**Raw data**
□ □ □ □

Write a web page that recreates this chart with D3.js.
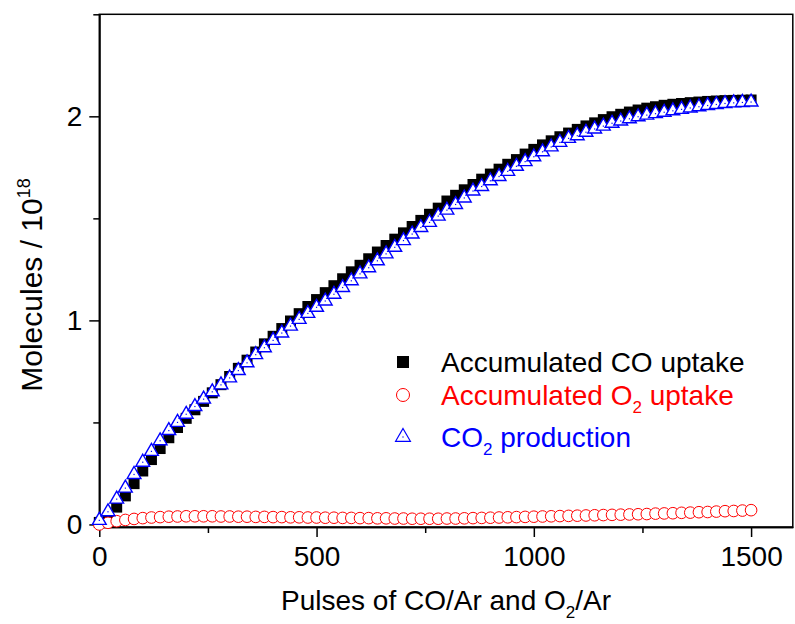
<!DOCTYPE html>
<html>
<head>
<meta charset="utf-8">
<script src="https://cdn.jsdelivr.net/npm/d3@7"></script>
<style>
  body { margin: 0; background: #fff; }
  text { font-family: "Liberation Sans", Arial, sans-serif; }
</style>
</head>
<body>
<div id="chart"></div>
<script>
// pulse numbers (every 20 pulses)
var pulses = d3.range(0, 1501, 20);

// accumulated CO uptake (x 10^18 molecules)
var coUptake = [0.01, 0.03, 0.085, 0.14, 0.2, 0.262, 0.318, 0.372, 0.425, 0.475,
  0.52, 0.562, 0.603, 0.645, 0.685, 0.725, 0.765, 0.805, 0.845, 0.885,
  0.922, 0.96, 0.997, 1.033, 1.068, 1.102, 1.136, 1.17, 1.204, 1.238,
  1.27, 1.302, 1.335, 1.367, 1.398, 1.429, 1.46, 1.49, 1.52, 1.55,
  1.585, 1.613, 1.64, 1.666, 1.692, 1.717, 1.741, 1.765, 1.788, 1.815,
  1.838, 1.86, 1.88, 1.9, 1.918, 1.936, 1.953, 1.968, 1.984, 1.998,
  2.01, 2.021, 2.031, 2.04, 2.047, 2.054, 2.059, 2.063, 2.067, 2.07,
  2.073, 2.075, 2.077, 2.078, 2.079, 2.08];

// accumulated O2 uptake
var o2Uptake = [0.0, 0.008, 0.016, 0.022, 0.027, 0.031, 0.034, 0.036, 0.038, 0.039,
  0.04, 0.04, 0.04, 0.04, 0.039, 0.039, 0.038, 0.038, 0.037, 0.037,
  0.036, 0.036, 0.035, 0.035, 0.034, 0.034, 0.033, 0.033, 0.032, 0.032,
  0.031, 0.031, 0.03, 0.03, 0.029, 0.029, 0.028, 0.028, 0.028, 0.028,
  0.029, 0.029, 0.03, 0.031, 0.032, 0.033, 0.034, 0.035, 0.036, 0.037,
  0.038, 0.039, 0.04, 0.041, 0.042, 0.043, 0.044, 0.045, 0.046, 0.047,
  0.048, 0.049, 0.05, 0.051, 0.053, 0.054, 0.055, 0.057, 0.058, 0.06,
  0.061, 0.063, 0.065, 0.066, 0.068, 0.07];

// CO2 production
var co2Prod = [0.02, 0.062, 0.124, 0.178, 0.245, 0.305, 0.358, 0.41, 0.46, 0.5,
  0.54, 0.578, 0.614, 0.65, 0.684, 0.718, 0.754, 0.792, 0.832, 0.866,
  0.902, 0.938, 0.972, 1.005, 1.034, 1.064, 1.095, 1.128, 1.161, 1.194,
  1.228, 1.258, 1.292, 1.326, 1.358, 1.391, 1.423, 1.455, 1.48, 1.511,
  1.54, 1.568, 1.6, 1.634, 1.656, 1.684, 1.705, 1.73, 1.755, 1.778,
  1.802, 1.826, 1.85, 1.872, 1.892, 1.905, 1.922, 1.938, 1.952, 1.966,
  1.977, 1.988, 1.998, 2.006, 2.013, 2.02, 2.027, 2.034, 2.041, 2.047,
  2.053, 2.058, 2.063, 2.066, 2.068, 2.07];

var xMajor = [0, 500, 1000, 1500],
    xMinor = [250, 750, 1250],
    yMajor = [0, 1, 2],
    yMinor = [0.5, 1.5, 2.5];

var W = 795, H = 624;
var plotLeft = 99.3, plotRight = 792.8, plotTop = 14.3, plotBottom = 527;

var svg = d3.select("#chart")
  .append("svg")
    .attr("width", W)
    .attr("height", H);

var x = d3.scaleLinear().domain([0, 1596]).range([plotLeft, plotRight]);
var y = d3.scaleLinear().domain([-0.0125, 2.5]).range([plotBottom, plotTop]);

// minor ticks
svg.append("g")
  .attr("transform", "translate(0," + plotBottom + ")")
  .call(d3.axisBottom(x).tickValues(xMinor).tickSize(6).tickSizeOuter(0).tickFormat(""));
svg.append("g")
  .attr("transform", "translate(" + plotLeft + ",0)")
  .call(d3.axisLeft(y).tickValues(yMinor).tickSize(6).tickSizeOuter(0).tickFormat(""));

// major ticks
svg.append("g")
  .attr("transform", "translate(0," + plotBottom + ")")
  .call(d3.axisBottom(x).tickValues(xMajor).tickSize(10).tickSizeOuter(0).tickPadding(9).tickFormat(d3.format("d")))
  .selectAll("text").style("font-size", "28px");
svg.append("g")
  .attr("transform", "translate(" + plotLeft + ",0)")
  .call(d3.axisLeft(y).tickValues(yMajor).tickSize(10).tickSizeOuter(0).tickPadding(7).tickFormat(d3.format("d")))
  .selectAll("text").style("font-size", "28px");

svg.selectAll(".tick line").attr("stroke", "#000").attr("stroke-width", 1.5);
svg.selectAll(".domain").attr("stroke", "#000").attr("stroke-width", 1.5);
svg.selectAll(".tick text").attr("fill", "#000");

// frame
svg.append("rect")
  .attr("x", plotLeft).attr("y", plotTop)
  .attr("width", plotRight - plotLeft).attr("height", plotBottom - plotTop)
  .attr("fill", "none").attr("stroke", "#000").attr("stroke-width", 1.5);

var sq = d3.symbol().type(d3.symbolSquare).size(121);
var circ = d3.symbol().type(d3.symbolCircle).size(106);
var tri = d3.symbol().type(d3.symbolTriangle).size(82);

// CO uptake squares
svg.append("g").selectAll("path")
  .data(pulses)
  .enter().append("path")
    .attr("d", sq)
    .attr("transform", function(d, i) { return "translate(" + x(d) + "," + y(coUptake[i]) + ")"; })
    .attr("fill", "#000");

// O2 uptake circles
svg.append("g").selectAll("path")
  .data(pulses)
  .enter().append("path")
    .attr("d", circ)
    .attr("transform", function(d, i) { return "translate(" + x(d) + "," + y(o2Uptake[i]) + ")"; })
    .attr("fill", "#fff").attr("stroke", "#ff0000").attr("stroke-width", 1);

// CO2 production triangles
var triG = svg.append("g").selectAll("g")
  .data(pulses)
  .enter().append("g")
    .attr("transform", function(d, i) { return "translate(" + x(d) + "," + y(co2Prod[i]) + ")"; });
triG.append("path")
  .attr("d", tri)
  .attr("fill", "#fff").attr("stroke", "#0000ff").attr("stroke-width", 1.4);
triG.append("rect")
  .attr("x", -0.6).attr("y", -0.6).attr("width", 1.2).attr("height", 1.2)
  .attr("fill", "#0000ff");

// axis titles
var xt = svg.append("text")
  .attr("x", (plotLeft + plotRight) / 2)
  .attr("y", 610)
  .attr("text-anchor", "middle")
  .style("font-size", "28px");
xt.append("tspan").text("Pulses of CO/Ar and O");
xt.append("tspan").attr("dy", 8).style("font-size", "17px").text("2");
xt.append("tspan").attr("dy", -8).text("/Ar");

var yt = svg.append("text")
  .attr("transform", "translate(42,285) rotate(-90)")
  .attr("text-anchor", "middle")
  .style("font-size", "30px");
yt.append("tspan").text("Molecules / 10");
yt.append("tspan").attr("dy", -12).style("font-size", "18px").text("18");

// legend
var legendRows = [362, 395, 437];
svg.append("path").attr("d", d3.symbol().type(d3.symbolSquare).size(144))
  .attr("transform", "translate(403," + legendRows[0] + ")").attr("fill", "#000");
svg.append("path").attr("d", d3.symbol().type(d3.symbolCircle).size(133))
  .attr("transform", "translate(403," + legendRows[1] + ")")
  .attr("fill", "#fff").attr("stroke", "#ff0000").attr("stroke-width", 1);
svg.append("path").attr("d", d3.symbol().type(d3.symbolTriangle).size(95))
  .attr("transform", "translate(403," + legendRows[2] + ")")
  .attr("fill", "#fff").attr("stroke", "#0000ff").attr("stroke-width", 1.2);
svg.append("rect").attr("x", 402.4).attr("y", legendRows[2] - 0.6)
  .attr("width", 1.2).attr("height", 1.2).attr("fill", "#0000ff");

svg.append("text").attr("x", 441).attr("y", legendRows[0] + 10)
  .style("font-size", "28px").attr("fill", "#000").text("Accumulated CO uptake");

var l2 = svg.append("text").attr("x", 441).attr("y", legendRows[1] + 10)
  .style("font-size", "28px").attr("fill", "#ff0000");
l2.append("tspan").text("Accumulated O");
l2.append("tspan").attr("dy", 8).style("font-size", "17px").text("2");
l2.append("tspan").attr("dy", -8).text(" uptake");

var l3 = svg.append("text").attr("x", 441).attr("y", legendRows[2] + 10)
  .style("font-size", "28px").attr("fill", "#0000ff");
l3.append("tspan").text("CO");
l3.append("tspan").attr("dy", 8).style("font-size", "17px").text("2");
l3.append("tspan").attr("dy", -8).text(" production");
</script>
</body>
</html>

□ □ □ □

**Work instructions**
Search the preceding listing for the word "chart" and pull out every line that holds it.

**Solved exercise**
Write a web page that recreates this chart with D3.js.
<div id="chart"></div>
var svg = d3.select("#chart")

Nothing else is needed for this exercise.